Tea – There’s Just Something About It
In our house Betty does most of the cooking, except for the brewing of a good pot of tea. That task is mine, a role I accept with enthusiasm.
Tea and health go quite well together. There’re plenty of positive reports, and in any photo of me you’re more than likely to see a cup nearby. Yet while tea is today the world’s most widely-consumed beverage, even tea drinkers may get sick and/or die early, reminding me of the need to always be on the lookout for the nuances that could account for who benefits and who might not.
Here’s what I’ve found that can help you. Let’s start with a bit of background first, so you know why it’s important.
Did you know that both green and black teas come from the same plant? It’s called Camellia sinensis, and color of the tea is determined by how it’s been harvested and processed. Green tea is non-fermented and receives the least amount of processing. Black teas undergo full fermentation and are processed the most. Yellow, white, and oolong grey teas are named according to their varying degrees of fermentation, which will always be more than green, and less than black.
Tea leaves are harvested in spring and early summer. Hand-picked teas results in limited tearing of the leaf, so will have better flavor and retain more of the gene-protecting polyphenols* that characterize their health benefit.
Teas that have been harvested and processed carefully are the ones most likely to provide the health benefits that you’ve heard about. Green teas, for instance, tend to be of greatest help in preventing cancer (partially due to its genoprotective effect), while the better black teas have been reported to be of most help in preventing arterial and vascular-related diseases. The tea that does the best job of helping to prevent both cancer and arterial disease is oolong grey**, which is stopped from further fermentation about two-thirds of the way into the process.

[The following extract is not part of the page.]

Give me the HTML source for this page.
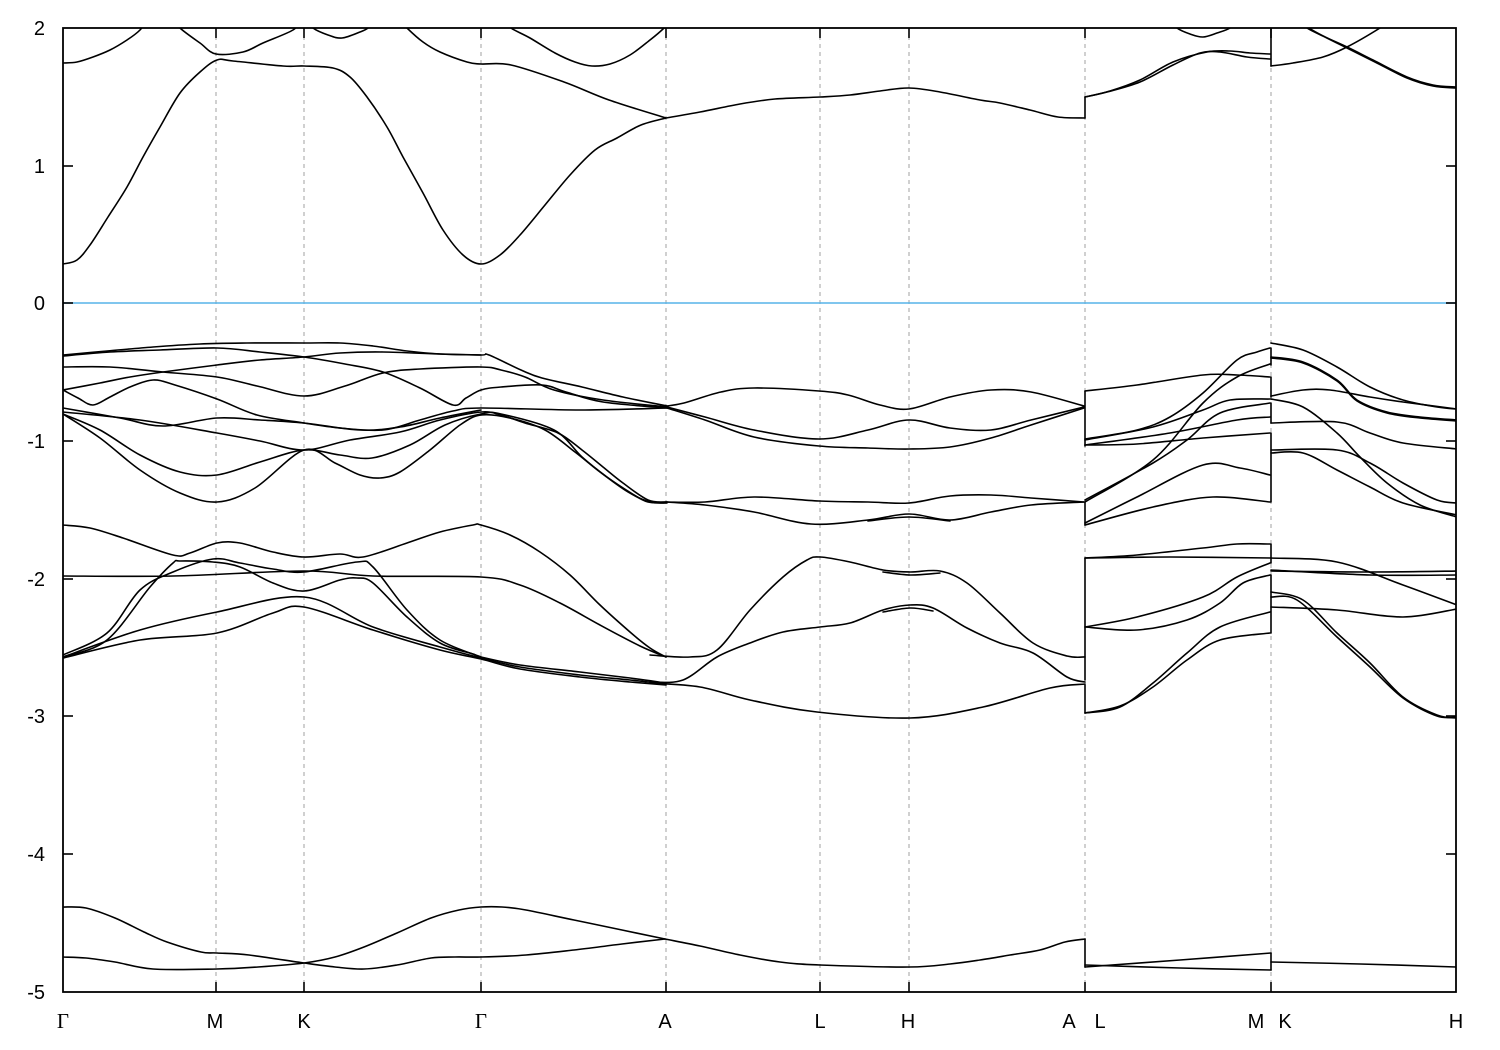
<!DOCTYPE html>
<html><head><meta charset="utf-8"><style>
html,body{margin:0;padding:0;background:#fff;}
svg{display:block;}
text{font-family:"Liberation Sans",sans-serif;font-size:20px;fill:#000;}
.b polyline,.b path,.b line{fill:none;stroke:#000;stroke-width:1.6;stroke-linejoin:round;stroke-linecap:round;}
.g{stroke:#a0a0a0;stroke-width:1;stroke-dasharray:4,4;}
</style></head><body>
<svg id="s" width="1500" height="1050" viewBox="0 0 1500 1050" xmlns="http://www.w3.org/2000/svg">
<defs><clipPath id="cp"><rect x="63" y="28" width="1393" height="964"/></clipPath></defs>
<rect width="1500" height="1050" fill="#fff"/>
<g class="g">
<line x1="216" y1="28" x2="216" y2="992"/><line x1="304" y1="28" x2="304" y2="992"/>
<line x1="481" y1="28" x2="481" y2="992"/><line x1="666" y1="28" x2="666" y2="992"/>
<line x1="820" y1="28" x2="820" y2="992"/><line x1="909" y1="28" x2="909" y2="992"/>
<line x1="1085" y1="28" x2="1085" y2="992"/><line x1="1271" y1="28" x2="1271" y2="992"/>
</g>
<line x1="63" y1="303" x2="1456" y2="303" stroke="#56b4e9" stroke-width="1.6"/>
<g clip-path="url(#cp)">
<g class="b" id="bands">
<!-- conduction -->
<polyline points="63,264 77,260 90,245 108,217 127,187 143,157 160,127 180,93 200,72 217,60 233,61 283,66 304,66 333,68 350,77 367,97 387,127 403,157 423,193 443,230 463,255 481,264 500,255 520,235 545,205 570,175 595,150 617,138 641,125 666,118"/>
<polyline points="63,63 77,62 93,57 110,50 127,40 140,30 146,20"/>
<polyline points="176,20 180,28 200,43 216,54 243,52 263,43 293,30 300,20"/>
<polyline points="308,20 313,28 328,35 342,38 360,32 368,28 375,20"/>
<polyline points="400,20 407,28 423,42 440,52 467,62 481,64 511,65 564,82 609,100 666,118"/>
<polyline points="505,20 511,28 530,38 555,53 575,62 592,66 610,64 630,55 650,40 664,28 670,20"/>
<polyline points="666,118 700,112 740,104 775,99 820,97 850,95 880,91 909,88 940,92 980,100 1000,103 1030,110 1058,117 1085,118"/>
<line x1="1085" y1="118" x2="1085" y2="97"/>
<polyline points="1085,97 1107,92 1140,82 1173,65 1200,53 1220,52 1247,57 1270,59"/>
<polyline points="1085,97 1110,91 1140,80 1173,62 1207,52 1230,51 1250,53 1270,54"/>
<polyline points="1172,20 1177,28 1190,34 1203,37 1217,33 1230,28 1236,20"/>
<line x1="1271" y1="28" x2="1271" y2="66"/>
<polyline points="1271,66 1293,63 1323,57 1347,47 1380,28 1390,20"/>
<polyline points="1300,20 1307,28 1325,37 1347,47 1373,60 1407,77 1433,85 1456,87"/>
<polyline points="1302,20 1309,28 1327,38 1349,49 1375,62 1407,78 1433,86 1456,88"/>
<!-- upper valence G-M-K-G -->
<polyline points="63,355 107,351 153,347 200,344 247,343 304,343 340,343 373,346 407,351 440,354 481,355 489,355 521,370 542,378 582,387 623,397 667,406"/>
<polyline points="63,356 110,352 160,350 217,348 260,352 304,357 345,364 383,372 420,388 453,405 466,398 481,390 501,387 542,385 566,392 603,402 667,408"/>
<polyline points="63,367 110,367 163,372 217,377 257,386 304,396 345,386 383,373 420,369 481,367 501,370 525,377 554,390 603,400 667,407"/>
<polyline points="63,390 78,398 93,405 110,397 130,387 153,380 175,385 217,399 257,415 304,423 340,428 383,430 420,420 453,411 481,408 580,410 667,408"/>
<polyline points="63,390 100,383 130,377 163,372 217,365 260,360 304,357 340,353 383,352 440,354 481,355"/>
<polyline points="63,408 120,418 163,426 217,418 260,420 304,423 360,430 400,427 440,418 481,410"/>
<polyline points="63,412 140,420 217,433 260,441 304,450 350,440 400,432 440,420 481,412 501,415 525,423 558,433 582,450 603,467 623,483 648,500 667,502"/>
<polyline points="63,414 100,430 140,455 180,472 217,475 260,462 304,450 340,455 372,458 410,445 445,425 481,414 501,414 554,430 582,457 607,477 631,493 648,502 667,502"/>
<polyline points="63,414 100,438 140,470 180,493 217,502 255,488 304,450 335,463 360,475 380,478 400,472 430,450 460,425 481,415 510,418 545,430 575,452 600,472 628,492 650,502 667,503"/>
<!-- A-L-H-A upper -->
<polyline points="667,406 684,403 721,392 754,388 819,391 848,395 880,405 909,409 950,397 991,390 1031,392 1084,406"/>
<polyline points="667,407 705,417 754,430 819,439 868,430 909,420 950,428 991,430 1031,420 1084,407"/>
<polyline points="667,408 705,420 754,437 819,446 868,448 909,449 950,447 991,438 1031,425 1084,408"/>
<polyline points="667,502 705,502 754,497 819,501 868,502 909,503 950,496 991,495 1031,498 1084,502"/>
<polyline points="667,502 705,505 754,512 811,524 868,520 909,514 950,520 991,512 1031,505 1084,502"/>
<polyline points="868,521 909,517 950,521"/>
<line x1="1085" y1="391" x2="1085" y2="446"/><line x1="1085" y1="502" x2="1085" y2="525"/>
<!-- L-M upper -->
<polyline points="1085,391 1137,385 1203,375 1237,375 1270,377"/>
<polyline points="1085,439 1137,430 1170,417 1203,393 1237,360 1257,352 1270,348"/>
<polyline points="1085,440 1153,427 1203,410 1230,400 1270,399"/>
<polyline points="1085,445 1170,433 1237,420 1270,417"/>
<polyline points="1085,445 1137,444 1203,438 1270,433"/>
<polyline points="1085,502 1153,460 1203,403 1237,377 1270,364"/>
<polyline points="1085,500 1153,463 1187,440 1220,413 1270,403"/>
<polyline points="1085,523 1137,497 1203,465 1240,468 1270,475"/>
<polyline points="1085,525 1153,507 1213,497 1270,502"/>
<line x1="1271" y1="348" x2="1271" y2="365"/><line x1="1271" y1="377" x2="1271" y2="397"/>
<line x1="1271" y1="403" x2="1271" y2="423"/><line x1="1271" y1="433" x2="1271" y2="502"/>
<!-- K-H upper -->
<polyline points="1271,343 1303,350 1337,367 1370,387 1403,400 1437,407 1457,409"/>
<polyline points="1271,357 1303,362 1337,380 1357,400 1387,412 1420,417 1457,420"/>
<polyline points="1271,358 1303,363 1337,381 1357,401 1387,413 1420,418 1457,421"/>
<polyline points="1271,396 1303,390 1330,390 1370,397 1403,402 1457,409"/>
<polyline points="1271,399 1303,407 1337,433 1360,457 1387,483 1420,505 1457,517"/>
<polyline points="1271,423 1337,422 1370,433 1403,443 1457,449"/>
<polyline points="1271,450 1337,450 1370,463 1403,483 1437,500 1457,503"/>
<polyline points="1271,453 1303,453 1337,470 1370,487 1403,503 1457,515"/>
<!-- middle group G-M-K-G-A -->
<polyline points="63,525 90,528 123,538 173,555 190,553 217,543 240,543 273,552 304,557 340,554 363,557 407,543 440,532 473,525 481,525 510,535 540,552 570,575 600,605 630,632 650,648 666,657"/>
<polyline points="63,576 173,576 304,571 373,576 481,577 520,585 560,603 600,625 640,646 666,657"/>
<polyline points="63,657 107,640 150,587 173,563 180,561 213,562 240,567 273,583 304,591 340,580 357,578 373,583 407,617 440,643 473,654 481,657 520,665 580,672 630,678 666,683"/>
<polyline points="63,655 107,633 140,590 173,572 213,559 240,563 273,569 304,572 357,562 373,567 407,610 440,640 481,657"/>
<polyline points="63,657 140,630 217,612 304,597 373,627 440,647 481,658 520,667 580,675 630,680 666,684"/>
<polyline points="63,658 140,640 217,633 273,613 304,607 373,630 440,650 481,659 520,669 580,677 630,682 666,685"/>
<!-- A-L-H-A middle -->
<polyline points="650,655 690,657 717,650 750,610 783,577 807,560 820,557 850,562 883,570 910,572 940,571 967,583 1000,613 1033,643 1067,656 1085,657"/>
<polyline points="883,572 910,575 940,573"/>
<polyline points="650,682 683,680 717,657 750,643 783,632 820,627 850,623 883,610 910,605 933,608 967,628 1000,643 1033,653 1067,677 1085,682"/>
<polyline points="883,612 910,608 933,611"/>
<polyline points="650,683 700,687 750,700 817,712 910,718 983,707 1050,688 1085,684"/>
<line x1="1085" y1="558" x2="1085" y2="680"/><line x1="1085" y1="685" x2="1085" y2="713"/>
<!-- L-M middle -->
<polyline points="1085,558 1137,555 1203,548 1237,544 1270,544"/>
<polyline points="1085,558 1170,557 1271,558"/>
<polyline points="1085,627 1137,617 1203,597 1237,577 1270,563"/>
<polyline points="1085,627 1137,630 1187,620 1220,603 1243,583 1270,575"/>
<polyline points="1085,713 1120,707 1153,683 1187,653 1220,627 1270,612"/>
<polyline points="1085,713 1120,706 1153,687 1187,660 1220,640 1270,633"/>
<line x1="1271" y1="544" x2="1271" y2="563"/><line x1="1271" y1="575" x2="1271" y2="633"/>
<!-- K-H middle -->
<polyline points="1271,558 1337,562 1403,585 1457,605"/>
<polyline points="1271,571 1370,572 1457,571"/>
<polyline points="1271,570 1370,575 1457,575"/>
<polyline points="1271,607 1337,610 1403,617 1457,609"/>
<polyline points="1271,592 1303,600 1337,633 1370,663 1403,697 1437,715 1457,718"/>
<polyline points="1271,597 1297,600 1337,637 1370,667 1403,698 1437,716 1457,717"/>
<!-- bottom band -->
<polyline points="63,907 86,908 115,918 144,932 167,942 201,952 217,953 249,955 304,963 335,967 364,969 397,965 431,958 455,957 481,957 526,955 574,950 622,944 665,939"/>
<polyline points="63,957 86,958 115,962 153,969 217,969 258,967 304,963 335,957 364,947 397,933 431,918 459,910 481,907 502,907 526,910 574,920 622,930 665,939"/>
<polyline points="665,939 700,946 740,955 780,962 820,965 909,967 950,964 980,960 1010,955 1040,950 1065,942 1085,939"/>
<line x1="1085" y1="939" x2="1085" y2="967"/>
<polyline points="1085,965 1180,968 1271,970"/>
<polyline points="1085,967 1180,960 1271,953"/>
<line x1="1271" y1="953" x2="1271" y2="970"/>
<polyline points="1271,962 1360,964 1456,967"/>
</g></g>
<rect x="63" y="28" width="1393" height="964" fill="none" stroke="#000" stroke-width="1.8"/>
<g stroke="#000" stroke-width="1.6">
<line x1="63" y1="166" x2="73" y2="166"/><line x1="63" y1="303" x2="73" y2="303"/>
<line x1="63" y1="441" x2="73" y2="441"/><line x1="63" y1="579" x2="73" y2="579"/>
<line x1="63" y1="716" x2="73" y2="716"/><line x1="63" y1="854" x2="73" y2="854"/>
<line x1="1446" y1="166" x2="1456" y2="166"/><line x1="1446" y1="303" x2="1456" y2="303"/>
<line x1="1446" y1="441" x2="1456" y2="441"/><line x1="1446" y1="579" x2="1456" y2="579"/>
<line x1="1446" y1="716" x2="1456" y2="716"/><line x1="1446" y1="854" x2="1456" y2="854"/>
<line x1="216" y1="28" x2="216" y2="38"/><line x1="304" y1="28" x2="304" y2="38"/>
<line x1="481" y1="28" x2="481" y2="38"/><line x1="666" y1="28" x2="666" y2="38"/>
<line x1="820" y1="28" x2="820" y2="38"/><line x1="909" y1="28" x2="909" y2="38"/>
<line x1="1085" y1="28" x2="1085" y2="38"/><line x1="1271" y1="28" x2="1271" y2="38"/>
<line x1="216" y1="982" x2="216" y2="992"/><line x1="304" y1="982" x2="304" y2="992"/>
<line x1="481" y1="982" x2="481" y2="992"/><line x1="666" y1="982" x2="666" y2="992"/>
<line x1="820" y1="982" x2="820" y2="992"/><line x1="909" y1="982" x2="909" y2="992"/>
<line x1="1085" y1="982" x2="1085" y2="992"/><line x1="1271" y1="982" x2="1271" y2="992"/>
</g>
<g text-anchor="end">
<text x="45" y="35">2</text>
<text x="45" y="173">1</text>
<text x="45" y="310">0</text>
<text x="45" y="448">-1</text>
<text x="45" y="586">-2</text>
<text x="45" y="723">-3</text>
<text x="45" y="861">-4</text>
<text x="45" y="999">-5</text>
</g>
<g text-anchor="middle">
<text x="63" y="1028" style="font-family:'Liberation Serif',serif;font-size:21px">Γ</text>
<text x="215" y="1028">M</text>
<text x="304" y="1028">K</text>
<text x="481" y="1028" style="font-family:'Liberation Serif',serif;font-size:21px">Γ</text>
<text x="665" y="1028">A</text>
<text x="820" y="1028">L</text>
<text x="908" y="1028">H</text>
<text x="1069" y="1028">A</text>
<text x="1100" y="1028">L</text>
<text x="1256" y="1028">M</text>
<text x="1285" y="1028">K</text>
<text x="1456" y="1028">H</text>
</g>
</svg>
<script>
(function(){
var g=document.getElementById('bands');if(!g)return;
var pls=g.querySelectorAll('polyline');
for(var k=0;k<pls.length;k++){
var pl=pls[k];var raw=pl.getAttribute('points').trim().split(/\s+/);
var p=raw.map(function(s){var a=s.split(',');return [parseFloat(a[0]),parseFloat(a[1])];});
if(p.length<3)continue;
var d='M'+p[0][0]+','+p[0][1];
for(var i=0;i<p.length-1;i++){
var p0=p[i>0?i-1:i],p1=p[i],p2=p[i+1],p3=p[i+2<p.length?i+2:i+1];
var c1x=p1[0]+(p2[0]-p0[0])/6,c1y=p1[1]+(p2[1]-p0[1])/6;
var c2x=p2[0]-(p3[0]-p1[0])/6,c2y=p2[1]-(p3[1]-p1[1])/6;
d+=' C'+c1x.toFixed(1)+','+c1y.toFixed(1)+' '+c2x.toFixed(1)+','+c2y.toFixed(1)+' '+p2[0]+','+p2[1];
}
var path=document.createElementNS('http://www.w3.org/2000/svg','path');
path.setAttribute('d',d);
pl.parentNode.replaceChild(path,pl);
}
})();
</script>
</body></html>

As with any other product, suppliers of teas that retain this higher level of quality will likely brag about it and charge a bit more. On the other hand, the more common commercial teas in individual tea bags are generally harvested by machines that tear or bruise a higher percentage of the leaves before processing. Some of the protective polyphenols are also lost in this high volume processing.
So, if you want the best results from teas you are better off getting loose leaf teas from suppliers who brag about and describe the quality of their product.
Now for the best part…how to prepare it!
The better green teas will be appear as small balls of tea leaves and may be described as gunpowder teas. The better oolong teas will be lighter in weight and greater in volume.
Use about 1 heaping tablespoon of loose leaf per 4-cup pot. Pour boiling water over the leaves and let steep 10-15 minutes before drinking, either by itself or (as I prefer) with a little cream added.
Our favorite morning tea, by the way, is 1 heaping tablespoon Ceylon black plus ½ tablespoon oolong.
During the daytime we also enjoy 1 level tablespoon of gunpowder green mixed with 1 level tablespoon of jasmine along with a pinch of peppermint. This tea is best without cream added.
Enjoy and thrive!
*ECG (epicatechin gallate)
Abib, RT, et al., J Med Food 13(5)1111-5, Oct 2010.
**A study this past month showed oolong produces a unique molecule, Theasinensins, that serves the arterial system in a completely different manner than green or regular black tea. It does this by inhibiting the genetic expression of the Cox2 gene that otherwise promotes arterial disease-causing inflammation.
Hou, DX, et al., J Agric Food Chem Nov 17, 2010.